The Licensing Maze: More Than Just the Negative List
Foreign investors often fixate on the Negative List as the sole barrier. In reality, clearing the List is just the first step. The more daunting challenge is obtaining the requisite operational licenses. An education entity requires approval from the education administrative department, a process separate from the business license issued by the market regulator. This is where my 14 years of registration experience come into sharp focus. The documentation required is voluminous: detailed teaching plans, qualifications of every proposed teacher and administrator, proof of secure and adequate teaching facilities, fire safety approvals, and a robust constitution. One common pitfall is underestimating the timeline. What takes a month for a consulting firm can take six to nine months for a training school. My personal reflection is that success here hinges on two things: meticulous preparation that anticipates every possible question from the regulators, and building a relationship of trust and transparent communication with the reviewing officers. It's not about "gaming the system," but about demonstrating a serious, long-term commitment to providing quality education that complements the national system.
Conclusion and Forward Look
In summary, China's Foreign Investment Negative List for the education sector paints a picture of strategic, tiered openness. The core of national education (compulsory schooling) is protected, while peripheral and complementary areas (higher vocational training, certain preschool models, niche online education) are increasingly accessible through structured partnerships. The key for investors is to move beyond a binary "open or closed" mindset and adopt a nuanced understanding of the permitted forms—primarily the cooperative joint venture model—and the accompanying operational realities, particularly the for-profit/non-profit divide. Looking ahead, I anticipate the regulatory focus will continue to sharpen on the *quality* and *outcomes* of Sino-foreign educational cooperation rather than merely the ownership structure. The "double reduction" policy's ripple effects will likely lead to more standardized regulations for online and after-school training. For forward-thinking investors, the opportunity lies not in seeking to circumvent these frameworks, but in aligning their capital and expertise with China's clear priorities: vocational skills enhancement, technological education, and holistic education that meets future societal needs. The ones who succeed will be those who view compliance not as a cost, but as the foundational element of a sustainable and respected educational venture in China.

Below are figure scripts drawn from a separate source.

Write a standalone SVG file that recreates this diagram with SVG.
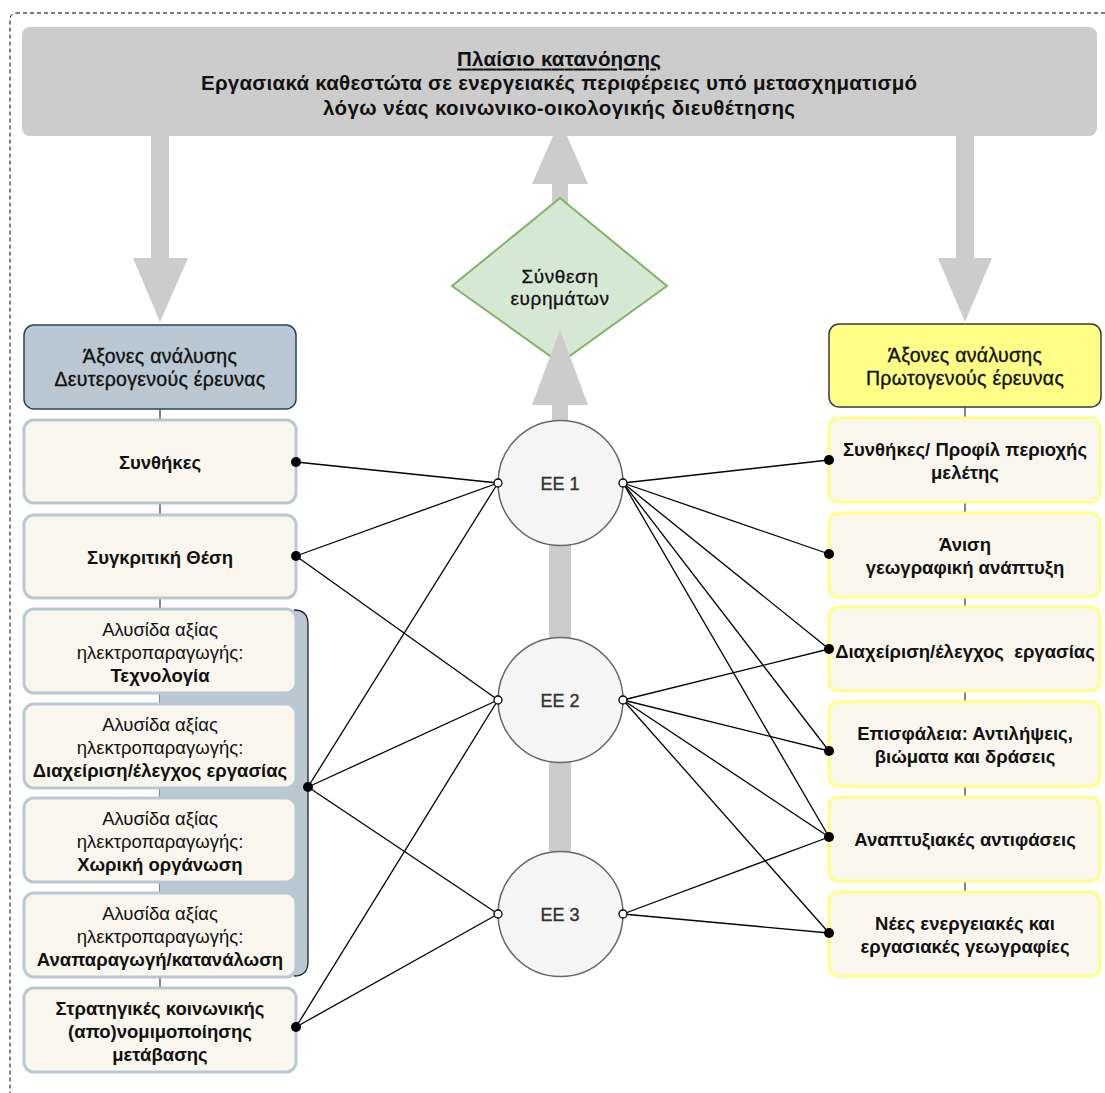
<svg xmlns="http://www.w3.org/2000/svg" width="1105" height="1093" viewBox="0 0 1105 1093">
<style>
.lbox{fill:#f9f7ed;stroke:#bac8d3;stroke-width:3}
.rbox{fill:#f9f7ed;stroke:#ffff88;stroke-width:3}
.t{font-family:"Liberation Sans",Arial,sans-serif;font-size:18.5px;fill:#111;text-anchor:middle;dominant-baseline:central}
.h{font-size:19.5px;letter-spacing:0.3px;stroke:#111;stroke-width:0.35px}
.ti{font-size:20.5px}
.d{font-size:19px;letter-spacing:0.6px;stroke:#111;stroke-width:0.3px}
.b{font-weight:bold}
.conn{stroke:#000;stroke-width:1.3;fill:none}
.vline{stroke:#333;stroke-width:1.2}
.dot{fill:#000}
.port{fill:#fff;stroke:#000;stroke-width:1.3}
.arrow{fill:#cccccc}
.ee{fill:#f5f5f5;stroke:#666;stroke-width:1.5}
.eet{font-family:"Liberation Sans",Arial,sans-serif;font-size:18px;fill:#333;stroke:#333;stroke-width:0.4px;text-anchor:middle;dominant-baseline:central}
</style>
<rect x="10" y="13" width="1200" height="1200" rx="6" fill="none" stroke="#000" stroke-width="1" stroke-dasharray="4 3"/>
<g id="arrow-top">
<rect class="arrow" x="552" y="180" width="16" height="25"/>
<polygon class="arrow" points="532,184 588,184 560,120"/>
</g>
<g id="banner">
<rect x="22" y="27" width="1075" height="109" rx="8" fill="#cccccc"/>
<text class="t ti b" x="559" y="58" text-decoration="underline" textLength="204" lengthAdjust="spacing">Πλαίσιο κατανόησης</text>
<text class="t ti b" x="559" y="82" textLength="716" lengthAdjust="spacing">Εργασιακά καθεστώτα σε ενεργειακές περιφέρειες υπό μετασχηματισμό</text>
<text class="t ti b" x="559" y="107" textLength="472" lengthAdjust="spacing">λόγω νέας κοινωνικο-οικολογικής διευθέτησης</text>
</g>
<g id="arrows-side">
<rect class="arrow" x="151" y="135" width="18" height="124"/>
<polygon class="arrow" points="133,258 188,258 160,322"/>
<rect class="arrow" x="956" y="135" width="18" height="124"/>
<polygon class="arrow" points="938,258 992,258 965,322"/>
</g>
<g id="column-lines">
<line class="vline" x1="160" y1="409" x2="160" y2="988"/>
<line class="vline" x1="965" y1="407" x2="965" y2="892"/>
</g>
<g id="bracket">
<rect x="160" y="610" width="148" height="366" rx="14" fill="#bac8d3"/>
<path d="M294 610 Q308 610 308 624 L308 962 Q308 976 294 976" fill="none" stroke="#222" stroke-width="1.3"/>
</g>
<g id="left-header">
<rect x="24" y="325" width="272" height="84" rx="10" fill="#bac8d3" stroke="#23445d" stroke-width="1.5"/>
<text class="t h" x="160" y="356">Άξονες ανάλυσης</text>
<text class="t h" x="160" y="379">Δευτερογενούς έρευνας</text>
</g>
<g id="l1"><rect class="lbox" x="24" y="420" width="272" height="83" rx="10"/><text class="t b" x="160" y="462">Συνθήκες</text></g>
<g id="l2"><rect class="lbox" x="24" y="515" width="272" height="83" rx="10"/><text class="t b" x="160" y="557">Συγκριτική Θέση</text></g>
<g id="l3"><rect class="lbox" x="24" y="609" width="272" height="84" rx="10"/>
<text class="t" x="160" y="629">Αλυσίδα αξίας</text><text class="t" x="160" y="652">ηλεκτροπαραγωγής:</text><text class="t b" x="160" y="675">Τεχνολογία</text></g>
<g id="l4"><rect class="lbox" x="24" y="704" width="272" height="84" rx="10"/>
<text class="t" x="160" y="724">Αλυσίδα αξίας</text><text class="t" x="160" y="747">ηλεκτροπαραγωγής:</text><text class="t b" x="160" y="770">Διαχείριση/έλεγχος εργασίας</text></g>
<g id="l5"><rect class="lbox" x="24" y="798" width="272" height="84" rx="10"/>
<text class="t" x="160" y="818">Αλυσίδα αξίας</text><text class="t" x="160" y="841">ηλεκτροπαραγωγής:</text><text class="t b" x="160" y="864">Χωρική οργάνωση</text></g>
<g id="l6"><rect class="lbox" x="24" y="893" width="272" height="84" rx="10"/>
<text class="t" x="160" y="913">Αλυσίδα αξίας</text><text class="t" x="160" y="936">ηλεκτροπαραγωγής:</text><text class="t b" x="160" y="959">Αναπαραγωγή/κατανάλωση</text></g>
<g id="l7"><rect class="lbox" x="24" y="988" width="272" height="84" rx="10"/>
<text class="t b" x="160" y="1008">Στρατηγικές κοινωνικής</text><text class="t b" x="160" y="1031">(απο)νομιμοποίησης</text><text class="t b" x="160" y="1054">μετάβασης</text></g>
<g id="right-header">
<rect x="829" y="324" width="272" height="83" rx="10" fill="#ffff88" stroke="#36393d" stroke-width="1.5"/>
<text class="t h" x="965" y="355">Άξονες ανάλυσης</text>
<text class="t h" x="965" y="378">Πρωτογενούς έρευνας</text>
</g>
<g id="r1"><rect class="rbox" x="829" y="418" width="271" height="84" rx="10"/><text class="t b" x="965" y="449">Συνθήκες/ Προφίλ περιοχής</text><text class="t b" x="965" y="472">μελέτης</text></g>
<g id="r2"><rect class="rbox" x="829" y="513" width="271" height="84" rx="10"/><text class="t b" x="965" y="544">Άνιση</text><text class="t b" x="965" y="567">γεωγραφική ανάπτυξη</text></g>
<g id="r3"><rect class="rbox" x="829" y="607" width="271" height="84" rx="10"/><text class="t b" x="965" y="651" xml:space="preserve">Διαχείριση/έλεγχος  εργασίας</text></g>
<g id="r4"><rect class="rbox" x="829" y="702" width="271" height="84" rx="10"/><text class="t b" x="965" y="733">Επισφάλεια: Αντιλήψεις,</text><text class="t b" x="965" y="756">βιώματα και δράσεις</text></g>
<g id="r5"><rect class="rbox" x="829" y="797" width="271" height="84" rx="10"/><text class="t b" x="965" y="839">Αναπτυξιακές αντιφάσεις</text></g>
<g id="r6"><rect class="rbox" x="829" y="892" width="271" height="84" rx="10"/><text class="t b" x="965" y="923">Νέες ενεργειακές και</text><text class="t b" x="965" y="946">εργασιακές γεωγραφίες</text></g>
<g id="bars">
<rect class="arrow" x="549" y="540" width="22" height="105"/>
<rect class="arrow" x="549" y="757" width="22" height="100"/>
</g>
<g id="synthesis">
<polygon points="560,198 667,286 560,363 452,286" fill="#d5e8d4" stroke="#82b366" stroke-width="2"/>
<text class="t d" x="560" y="276">Σύνθεση</text>
<text class="t d" x="560" y="298">ευρημάτων</text>
</g>
<g id="arrow-up">
<rect class="arrow" x="552" y="404" width="16" height="22"/>
<polygon class="arrow" points="532,405 588,405 560,330"/>
</g>
<g id="ee1"><circle class="ee" cx="560.5" cy="483" r="62.5"/><text class="eet" x="560" y="484">EE 1</text></g>
<g id="ee2"><circle class="ee" cx="560.5" cy="700" r="62.5"/><text class="eet" x="560" y="701">EE 2</text></g>
<g id="ee3"><circle class="ee" cx="560.5" cy="914" r="62.5"/><text class="eet" x="560" y="915">EE 3</text></g>
<g id="connectors">
<line class="conn" x1="296" y1="462" x2="498" y2="483"/>
<line class="conn" x1="296" y1="556" x2="498" y2="483"/>
<line class="conn" x1="296" y1="556" x2="498" y2="700"/>
<line class="conn" x1="308" y1="787" x2="498" y2="483"/>
<line class="conn" x1="308" y1="787" x2="498" y2="700"/>
<line class="conn" x1="308" y1="787" x2="498" y2="914"/>
<line class="conn" x1="296" y1="1027" x2="498" y2="700"/>
<line class="conn" x1="296" y1="1027" x2="498" y2="914"/>
<line class="conn" x1="623" y1="483" x2="829" y2="460"/>
<line class="conn" x1="623" y1="483" x2="829" y2="554"/>
<line class="conn" x1="623" y1="483" x2="829" y2="649"/>
<line class="conn" x1="623" y1="483" x2="829" y2="751"/>
<line class="conn" x1="623" y1="483" x2="829" y2="837"/>
<line class="conn" x1="623" y1="700" x2="829" y2="649"/>
<line class="conn" x1="623" y1="700" x2="829" y2="751"/>
<line class="conn" x1="623" y1="700" x2="829" y2="837"/>
<line class="conn" x1="623" y1="700" x2="829" y2="933"/>
<line class="conn" x1="623" y1="914" x2="829" y2="837"/>
<line class="conn" x1="623" y1="914" x2="829" y2="933"/>
<circle class="dot" cx="296" cy="462" r="5"/>
<circle class="dot" cx="296" cy="556" r="5"/>
<circle class="dot" cx="308" cy="787" r="5"/>
<circle class="dot" cx="296" cy="1027" r="5"/>
<circle class="dot" cx="829" cy="460" r="5"/>
<circle class="dot" cx="829" cy="554" r="5"/>
<circle class="dot" cx="829" cy="649" r="5"/>
<circle class="dot" cx="829" cy="751" r="5"/>
<circle class="dot" cx="829" cy="837" r="5"/>
<circle class="dot" cx="829" cy="933" r="5"/>
<circle class="port" cx="498" cy="483" r="4"/>
<circle class="port" cx="623" cy="483" r="4"/>
<circle class="port" cx="498" cy="700" r="4"/>
<circle class="port" cx="623" cy="700" r="4"/>
<circle class="port" cx="498" cy="914" r="4"/>
<circle class="port" cx="623" cy="914" r="4"/>
</g>
</svg>
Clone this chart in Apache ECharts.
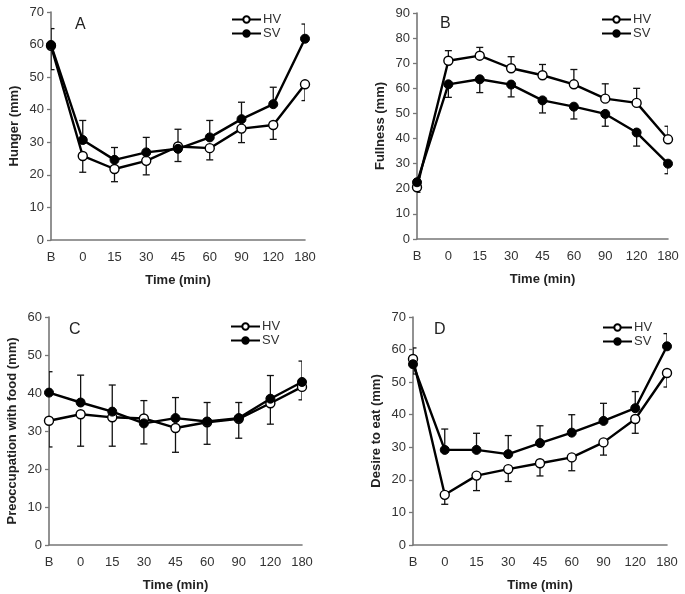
<!DOCTYPE html>
<html>
<head>
<meta charset="utf-8">
<script src="https://cdn.jsdelivr.net/npm/echarts@6/dist/echarts.min.js"></script>
<style>html,body{margin:0;padding:0;background:#fff}#c{width:685px;height:594px}</style>
</head>
<body>
<div id="c"></div>
<script>
const categories = ['B', '0', '15', '30', '45', '60', '90', '120', '180'];

const hungerHV = [59.6, 25.8, 21.8, 24.3, 28.7, 28.2, 34.2, 35.3, 47.8];
const hungerSV = [59.9, 30.7, 24.6, 26.9, 28.0, 31.5, 37.1, 41.7, 61.8];
const hungerHVErr = [-7.3, -5.0, -3.9, -4.3, -4.6, -3.6, -4.3, -4.4, -5.0];
const hungerSVErr = [5.0, 6.0, 3.8, 4.6, 6.0, 5.2, 5.2, 5.2, 4.5];

const fullnessHV = [20.6, 71.0, 73.0, 68.0, 65.2, 61.6, 55.9, 54.2, 39.7];
const fullnessSV = [22.6, 61.6, 63.6, 61.5, 55.2, 52.7, 49.8, 42.4, 30.0];
const fullnessHVErr = [-2.0, 4.0, 3.3, 4.6, 4.3, 5.9, 5.9, 5.8, 5.2];
const fullnessSVErr = [2.0, -5.2, -5.3, -4.9, -5.0, -4.9, -4.9, -5.4, -4.0];

const preoccHV = [32.7, 34.4, 33.6, 33.3, 30.8, 32.3, 33.2, 37.3, 41.6];
const preoccSV = [40.1, 37.5, 35.1, 32.0, 33.4, 32.5, 33.4, 38.5, 42.9];
const preoccHVErr = [-6.9, -8.4, -7.6, 4.7, -6.4, -5.8, -5.1, -5.5, -3.4];
const preoccSVErr = [5.5, 7.2, 7.0, -5.4, 5.4, 5.0, 4.1, 6.1, 5.5];

const desireHV = [57.1, 15.4, 21.3, 23.3, 25.1, 26.9, 31.5, 38.7, 52.8];
const desireSV = [55.5, 29.2, 29.2, 27.9, 31.3, 34.5, 38.1, 42.0, 61.0];
const desireHVErr = [3.4, -2.9, -4.6, -3.8, -3.9, -4.1, -3.9, -4.4, -4.3];
const desireSVErr = [-3.0, 6.4, 5.1, 5.7, 5.3, 5.5, 5.4, 5.1, 3.9];

const panels = [
  { letter: 'A', yName: 'Hunger (mm)', max: 70, hv: hungerHV, sv: hungerSV, hvErr: hungerHVErr, svErr: hungerSVErr,
    grid: { left: 51, top: 12, width: 254, height: 228 }, legend: { left: 226, top: 8 }, letterPos: { left: 70, top: 12 } },
  { letter: 'B', yName: 'Fullness (mm)', max: 90, hv: fullnessHV, sv: fullnessSV, hvErr: fullnessHVErr, svErr: fullnessSVErr,
    grid: { left: 417, top: 13, width: 251, height: 226 }, legend: { left: 596, top: 8 }, letterPos: { left: 435, top: 11 } },
  { letter: 'C', yName: 'Preoccupation with food (mm)', max: 60, hv: preoccHV, sv: preoccSV, hvErr: preoccHVErr, svErr: preoccSVErr,
    grid: { left: 49, top: 317, width: 253, height: 228 }, legend: { left: 225, top: 315 }, letterPos: { left: 64, top: 317 } },
  { letter: 'D', yName: 'Desire to eat (mm)', max: 70, hv: desireHV, sv: desireSV, hvErr: desireHVErr, svErr: desireSVErr,
    grid: { left: 413, top: 317, width: 254, height: 228 }, legend: { left: 597, top: 316 }, letterPos: { left: 429, top: 317 } }
];

const font = 'Liberation Sans, Arial, sans-serif';
const labelColor = '#333';
const axisColor = '#777';

function errRender(params, api) {
  const x = api.value(0), y = api.value(1), e = api.value(2);
  const p0 = api.coord([x, y]);
  const p1 = api.coord([x, y + e]);
  const hw = 3.5;
  const st = { stroke: '#111', lineWidth: 1.3 };
  return {
    type: 'group',
    children: [
      { type: 'line', shape: { x1: p0[0], y1: p0[1], x2: p1[0], y2: p1[1] }, style: st },
      { type: 'line', shape: { x1: p1[0] - hw, y1: p1[1], x2: p1[0] + hw, y2: p1[1] }, style: st }
    ]
  };
}

const option = {
  animation: false,
  backgroundColor: '#fff',
  textStyle: { fontFamily: font },
  grid: [], xAxis: [], yAxis: [], series: [], legend: [], title: []
};

panels.forEach((p, i) => {
  option.grid.push(Object.assign({ containLabel: false }, p.grid));
  option.xAxis.push({
    type: 'category', gridIndex: i, data: categories, boundaryGap: false,
    name: 'Time (min)', nameLocation: 'middle', nameGap: 34,
    nameTextStyle: { fontFamily: font, fontWeight: 'bold', fontSize: 13, color: '#222' },
    axisLine: { lineStyle: { color: axisColor, width: 1.6 } },
    axisTick: { show: false },
    axisLabel: { fontFamily: font, fontSize: 13, color: labelColor, margin: 11, interval: 0 },
    splitLine: { show: false }
  });
  option.yAxis.push({
    type: 'value', gridIndex: i, min: 0, max: p.max, interval: 10,
    name: p.yName, nameLocation: 'middle', nameGap: 30,
    nameTextStyle: { fontFamily: font, fontWeight: 'bold', fontSize: 13, color: '#222' },
    axisLine: { show: true, lineStyle: { color: axisColor, width: 1.6 } },
    axisTick: { show: true, length: 4, lineStyle: { color: axisColor, width: 1.3 } },
    axisLabel: { fontFamily: font, fontSize: 13, color: labelColor, margin: 7 },
    splitLine: { show: false }
  });
  option.series.push({
    type: 'custom', name: 'HVerr', xAxisIndex: i, yAxisIndex: i, z: 1, clip: true,
    renderItem: errRender, encode: { x: 0, y: 1 },
    data: p.hv.map((v, k) => [k, v, p.hvErr[k]])
  });
  option.series.push({
    type: 'custom', name: 'SVerr', xAxisIndex: i, yAxisIndex: i, z: 1, clip: true,
    renderItem: errRender, encode: { x: 0, y: 1 },
    data: p.sv.map((v, k) => [k, v, p.svErr[k]])
  });
  option.series.push({
    type: 'line', name: 'HV', xAxisIndex: i, yAxisIndex: i, z: 3,
    data: p.hv, symbol: 'circle', symbolSize: 9,
    lineStyle: { color: '#000', width: 2.4 },
    itemStyle: { color: '#fff', borderColor: '#000', borderWidth: 1.4 }
  });
  option.series.push({
    type: 'line', name: 'SV', xAxisIndex: i, yAxisIndex: i, z: 4,
    data: p.sv, symbol: 'circle', symbolSize: 9,
    lineStyle: { color: '#000', width: 2.4 },
    itemStyle: { color: '#000', borderColor: '#000', borderWidth: 1 }
  });
  option.legend.push({
    data: ['HV', 'SV'], orient: 'vertical', left: p.legend.left, top: p.legend.top,
    itemWidth: 29, itemHeight: 8, itemGap: 1, selectedMode: false,
    textStyle: { fontFamily: font, fontSize: 13, color: '#333', padding: [0, 0, 0, -3] }
  });
  option.title.push({
    text: p.letter, left: p.letterPos.left, top: p.letterPos.top,
    textStyle: { fontFamily: font, fontSize: 16, fontWeight: 'normal', color: '#222' }
  });
});

const chart = echarts.init(document.getElementById('c'), null, { renderer: 'canvas' });
chart.setOption(option);
</script>
</body>
</html>
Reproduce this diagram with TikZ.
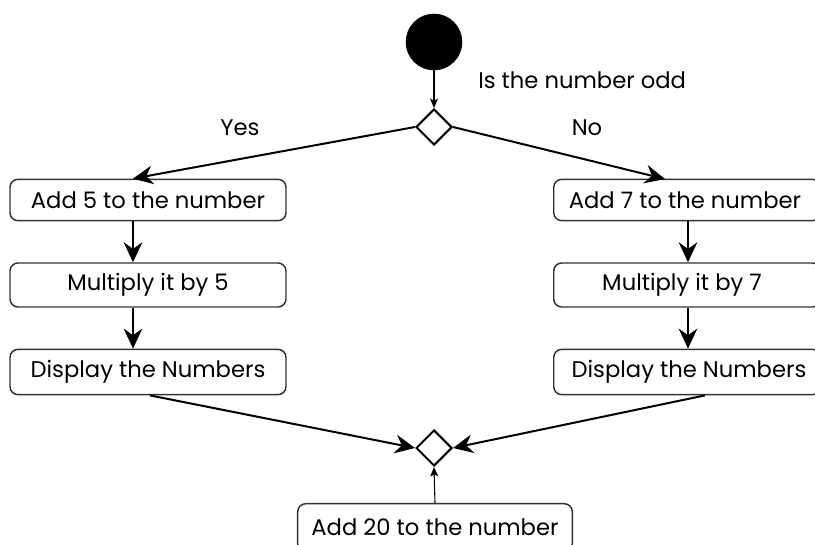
\documentclass[tikz,border=0pt]{standalone}
\usepackage{fontspec}
\newfontfamily\medfont{Poppins}
\usetikzlibrary{arrows.meta,shapes.geometric}
\begin{document}
\begin{tikzpicture}[x=0.75pt,y=-0.75pt,
  actbox/.style={draw=black!80,line width=1.1pt,rounded corners=6pt,fill=white,
    minimum height=31pt,inner sep=0pt,font=\medfont\fontsize{17}{19}\selectfont},
  decide/.style={diamond,draw=black,line width=1.5pt,minimum width=27pt,minimum height=27pt,inner sep=0pt,fill=white},
  flow/.style={line width=1.5pt,-{Stealth[length=15pt,width=14pt,inset=5pt]}},
  thinflow/.style={line width=0.8pt,-{Stealth[length=7pt,width=6pt,inset=1.5pt]}},
  lbl/.style={font=\medfont\fontsize{17}{19}\selectfont,inner sep=0pt}]
\useasboundingbox (0,0) rectangle (815,545);
\clip (0,0) rectangle (815,545);

% start node
\node[circle,fill=black,draw=black,minimum size=42pt,inner sep=0pt] (start) at (434,42) {};
% decision and merge
\node[decide] (d1) at (434,127) {};
\node[decide] (d2) at (434,448) {};

% left branch
\node[actbox,minimum width=207pt] (l1) at (148,200) {Add 5 to the number};
\node[actbox,minimum width=207pt,minimum height=33pt] (l2) at (148,285) {Multiply it by 5};
\node[actbox,minimum width=207pt,minimum height=34pt] (l3) at (148,372) {Display the Numbers};

% right branch (runs past the right margin)
\node[actbox,minimum width=200pt,anchor=west] (r1) at (553,200) {};
\node[lbl] at (685,200) {Add 7 to the number};
\node[actbox,minimum width=200pt,minimum height=33pt,anchor=west] (r2) at (553,285) {};
\node[lbl] at (682,285) {Multiply it by 7};
\node[actbox,minimum width=200pt,minimum height=34pt,anchor=west] (r3) at (553,372) {};
\node[lbl] at (689,372) {Display the Numbers};

% final action (runs past the bottom margin)
\node[actbox,minimum width=206pt,minimum height=36pt,anchor=north] (f) at (435,503) {};
\node[lbl] at (435,527) {Add 20 to the number};

% labels
\node[lbl,anchor=west] (q) at (478,80) {Is the number odd};
\node[lbl] (yes) at (240,128) {Yes};
\node[lbl] (no) at (587,128) {No};

% connectors
\draw[thinflow] (start.south) -- (d1.north);
\draw[flow] (d1.west) -- (l1.north -| 133,0);
\draw[flow] (d1.east) -- (665,179);
\draw[flow] (l1.south -| 133,0) -- (l2.north -| 133,0);
\draw[flow] (l2.south -| 133,0) -- (l3.north -| 133,0);
\draw[flow] (r1.south -| 688,0) -- (r2.north -| 688,0);
\draw[flow] (r2.south -| 688,0) -- (r3.north -| 688,0);
\draw[flow] (l3.south -| 150,0) -- (d2.west);
\draw[flow] (r3.south -| 705,0) -- (d2.east);
\draw[thinflow] (f.north) -- (d2.south);
\end{tikzpicture}
\end{document}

Jiaxi Tax & Finance's Insight: Based on our extensive frontline experience serving foreign investors in the education sector, Jiaxi observes that the greatest risk often lies not in the published Negative List restrictions themselves, but in the subsequent implementation and licensing phases. A successful market entry strategy must be a three-legged stool: 1) Precise legal structuring that respects the JV mandates and profit distribution constraints; 2) A proactive, localized government relations strategy to navigate the approval processes which can vary significantly by municipality; and 3) Robust financial and tax planning from the outset, particularly for the common "non-profit school + for-profit service company" model, to ensure transfer pricing sustainability and overall project viability. We advise clients to budget significantly more time and resources for the regulatory compliance phase than they might initially anticipate, and to prioritize finding a Chinese partner whose educational philosophy and long-term vision are truly aligned, as this partnership will be tested repeatedly throughout the operational lifecycle.